Are Recent Cuts to Alberta Post-Secondary Education Justifiable?


April 9, 2013 :: various speakers
Moderated by Jason Laurendeau

Special Session in partnership with the Lethbridge Public Library
Tuesday April 9th from 7-9pm at Lethbridge Public Library

Alberta’s March 7 provincial budget featured a 6.8 percent cut to basic operational grants for post- secondary institutions, compounded by revocation of an earlier promise of a 2% increase. The Ministry of Enterprise and Advanced Education has also sent “letters of expectation” to each of the 26 post-secondary institutions in the province, requiring universities and colleges to work more closely with each other. “What we have right now is an orchestra of some virtuosos — they are fabulous at what they do,” Minister Thomas Lukaszuk said, “but unfortunately, this orchestra doesn’t have a conductor and they’re all playing their own tune and they’re off-beat.” Minister Lukaszuk has also indicated he will expect more emphasis on commercializable research at Alberta’s universities.

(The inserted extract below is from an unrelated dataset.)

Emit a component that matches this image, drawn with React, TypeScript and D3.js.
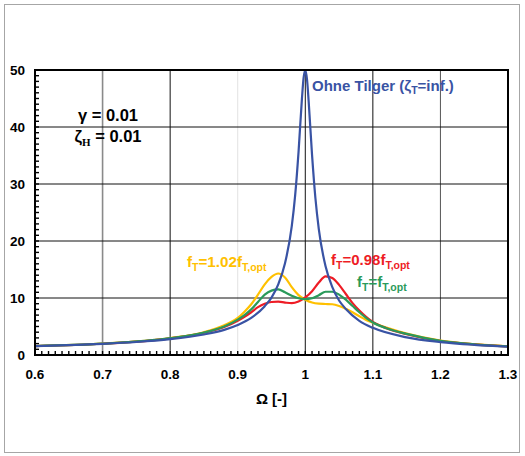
import * as d3 from 'd3';

// frequency ratio Omega and amplification V
const omegaBlue = [0.6, 0.65, 0.7, 0.75, 0.8, 0.85, 0.88, 0.9, 0.92, 0.94, 0.95, 0.96, 0.97, 0.98, 0.985, 0.99, 0.995, 0.9975, 1.0, 1.0025, 1.005, 1.01, 1.015, 1.02, 1.03, 1.04, 1.05, 1.06, 1.08, 1.1, 1.15, 1.2, 1.25, 1.3];
const vBlue = [1.56, 1.73, 1.96, 2.28, 2.78, 3.6, 4.4, 5.26, 6.5, 8.57, 10.07, 12.4, 16.1, 22.6, 28, 35.6, 44.9, 48.6, 50, 48.4, 44.5, 35.1, 27.5, 22.1, 15.55, 11.9, 9.56, 8.07, 6.0, 4.76, 3.1, 2.27, 1.78, 1.45];

const omegaTmd = [0.6, 0.7, 0.8, 0.85, 0.88, 0.9, 0.91, 0.92, 0.93, 0.94, 0.95, 0.96, 0.97, 0.98, 0.99, 1.0, 1.01, 1.02, 1.03, 1.04, 1.05, 1.06, 1.07, 1.08, 1.09, 1.1, 1.12, 1.15, 1.2, 1.25, 1.3];
const vYellow = [1.58, 2.0, 2.98, 4.0, 5.2, 6.5, 7.6, 8.9, 10.6, 12.4, 13.7, 14.3, 13.6, 11.9, 10.5, 9.7, 9.2, 9.0, 8.95, 8.9, 8.6, 8.1, 7.5, 6.8, 6.15, 5.65, 4.8, 3.75, 2.52, 1.9, 1.52];
const vGreen = [1.57, 1.98, 2.95, 3.95, 5.0, 6.2, 7.0, 8.0, 9.3, 10.6, 11.3, 11.5, 11.0, 10.4, 9.95, 9.8, 9.95, 10.5, 11.1, 11.1, 10.6, 9.7, 8.6, 7.5, 6.5, 5.7, 4.7, 3.7, 2.48, 1.88, 1.5];
const vRed = [1.57, 1.97, 2.92, 3.9, 4.9, 6.0, 6.7, 7.5, 8.4, 9.0, 9.3, 9.35, 9.2, 9.1, 9.4, 10.1, 11.2, 12.7, 13.8, 13.5, 12.3, 10.7, 9.1, 7.8, 6.7, 5.8, 4.7, 3.65, 2.45, 1.88, 1.5];

const xTicks = [0.6, 0.7, 0.8, 0.9, 1.0, 1.1, 1.2, 1.3];
const yTicks = [0, 10, 20, 30, 40, 50];

const W = 525;
const H = 456;
const MARGIN = { top: 70, right: 17, bottom: 101, left: 35 };
const FONT = 'Arial, "Liberation Sans", sans-serif';

const BLUE = '#3953a4';
const RED = '#ee1c25';
const GREEN = '#2a9a5a';
const YELLOW = '#ffc000';

// the vertical grid lines look uneven in the original (rasterised)
const vGridColor: Record<string, string> = {
  '0.7': '#8a8a8a',
  '0.8': '#111',
  '0.9': '#e2e2e2',
  '1': '#111',
  '1.1': '#111',
  '1.2': '#555',
};

type Pt = { x: number; y: number };

export default function App() {
  const boundsWidth = W - MARGIN.left - MARGIN.right;
  const boundsHeight = H - MARGIN.top - MARGIN.bottom;

  const xScale = d3.scaleLinear().domain([0.6, 1.3]).range([0, boundsWidth]);
  const yScale = d3.scaleLinear().domain([0, 50]).range([boundsHeight, 0]);

  const line = d3
    .line<Pt>()
    .x((d) => xScale(d.x))
    .y((d) => yScale(d.y))
    .curve(d3.curveMonotoneX);

  const zip = (xs: number[], ys: number[]) => xs.map((x, i) => ({ x, y: ys[i] }));

  const series = [
    { color: YELLOW, d: line(zip(omegaTmd, vYellow)) },
    { color: RED, d: line(zip(omegaTmd, vRed)) },
    { color: GREEN, d: line(zip(omegaTmd, vGreen)) },
    { color: BLUE, d: line(zip(omegaBlue, vBlue)) },
  ];

  const minorX = d3.range(61, 130).map((v) => v / 100);
  const minorY = d3.range(1, 50);

  return (
    <svg
      width={W}
      height={H}
      style={{ position: 'absolute', left: 0, top: 0 }}
      fontFamily={FONT}
      fontWeight="bold"
    >
      <rect x={0} y={0} width={W} height={H} fill="white" />
      <rect x={4.5} y={4.5} width={515} height={448} fill="none" stroke="#a6a6a6" strokeWidth={1} />

      <defs>
        <clipPath id="plotArea">
          <rect x={0} y={-2} width={boundsWidth} height={boundsHeight + 2} />
        </clipPath>
      </defs>

      <g transform={`translate(${MARGIN.left},${MARGIN.top})`}>
        {/* grid */}
        {xTicks.slice(1, -1).map((t) => (
          <line
            key={'gx' + t}
            x1={xScale(t)}
            x2={xScale(t)}
            y1={0}
            y2={boundsHeight}
            stroke={vGridColor[String(t)]}
            strokeWidth={t === 0.7 ? 1.6 : 1}
          />
        ))}
        {yTicks.slice(1, -1).map((t) => (
          <line key={'gy' + t} x1={0} x2={boundsWidth} y1={yScale(t)} y2={yScale(t)} stroke="#111" strokeWidth={1} />
        ))}

        {/* minor ticks inside the frame */}
        {minorX.map((t) => (
          <line key={'mx' + t} x1={xScale(t)} x2={xScale(t)} y1={boundsHeight} y2={boundsHeight - 4} stroke="#000" strokeWidth={1.4} />
        ))}
        {minorY.map((t) => (
          <line key={'my' + t} x1={0} x2={4} y1={yScale(t)} y2={yScale(t)} stroke="#000" strokeWidth={1.4} />
        ))}

        {/* curves */}
        <g clipPath="url(#plotArea)">
          {series.map((s) => (
            <path key={s.color} d={s.d || ''} fill="none" stroke={s.color} strokeWidth={2.2} strokeLinejoin="round" />
          ))}
        </g>

        {/* frame */}
        <rect x={0} y={0} width={boundsWidth} height={boundsHeight} fill="none" stroke="#000" strokeWidth={2} />

        {/* tick labels */}
        {yTicks.map((t) => (
          <text key={'ly' + t} x={-10} y={yScale(t) + 5} textAnchor="end" fontSize={13.5}>
            {t}
          </text>
        ))}
        {xTicks.map((t) => (
          <text key={'lx' + t} x={xScale(t)} y={boundsHeight + 24} textAnchor="middle" fontSize={13.5}>
            {String(t)}
          </text>
        ))}
        <text x={boundsWidth / 2} y={boundsHeight + 49} textAnchor="middle" fontSize={15}>
          Ω [-]
        </text>

        {/* annotations */}
        <text x={73} y={51} textAnchor="middle" fontSize={16.5}>
          γ = 0.01
        </text>
        <text x={73} y={72} textAnchor="middle" fontSize={16.5}>
          ζ<tspan fontSize={11} dy={4} fontFamily="'Liberation Serif', serif">H</tspan>
          <tspan dy={-4}> = 0.01</tspan>
        </text>

        <text x={277} y={21} fontSize={15} fill={BLUE}>
          Ohne Tilger (ζ<tspan fontSize={10.5} dy={3}>T</tspan>
          <tspan dy={-3}>=inf.)</tspan>
        </text>

        <text x={152} y={197} fontSize={15.2} fill={YELLOW}>
          f<tspan fontSize={10.5} dy={4}>T</tspan>
          <tspan dy={-4}>=1.02f</tspan>
          <tspan fontSize={10.5} dy={4}>T,opt</tspan>
        </text>
        <text x={296} y={195} fontSize={15} fill={RED}>
          f<tspan fontSize={10.5} dy={4}>T</tspan>
          <tspan dy={-4}>=0.98f</tspan>
          <tspan fontSize={10.5} dy={4}>T,opt</tspan>
        </text>
        <text x={322} y={217} fontSize={15} fill={GREEN}>
          f<tspan fontSize={10.5} dy={4}>T</tspan>
          <tspan dy={-4}>=f</tspan>
          <tspan fontSize={10.5} dy={4}>T,opt</tspan>
        </text>
      </g>
    </svg>
  );
}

The University of Lethbridge faces a 7.3% operating grant cut, reducing the operating budget by $11.9 million. Implementation of these cuts will begin within the next six weeks and, combined with cuts at Lethbridge College, they will have wide-ranging effects on students, faculty, support staff, and the Lethbridge economy.
However, there are bigger questions raised by a ‘revolution from above’ indicated in the Letters of Expectation sent to Alberta universities and colleges. Could acceptance of these letters affect the role of Boards and academic councils? Could a more directive and powerful ministry, headed by a cabinet minister willing to intervene directly in the details of university and college business, enable the Alberta Government or a political party to dictate what can and cannot be taught or researched in future? Does emphasis on the economic role of post-secondary institutions and the commercial prospects of research, reinforce or undermine the public interest? What should be the civic role of post-secondary education generally, and of universities in particular? Our speakers will discuss these issues in relation to the budget crisis, and will respond to audience questions and comments.

Speakers:

Shannon Phillips, Director of Policy Analysis for the Alberta Federation of Labour.
Dr. Bill Ramp, Associate professor, Sociology, University of Lethbridge.
Dr. Robert Sutherland, President, Confederation of Alberta Faculty Assn’s.; professor of neuroscience, University of Lethbridge
Dr. Chris Nicol, Dean, Faculty of Arts & Science, University of Lethbridge
Julia Adolf, Student, VP-Academic, U of L Students’ Union; serves on General Faculties Council & Senate.
Leyland Bradley, Student, Board member of LPIRG, News Editor of the Meliorist.
Armin Escher, Student; President, U of L Student Union; serves on U of L Board of Governors.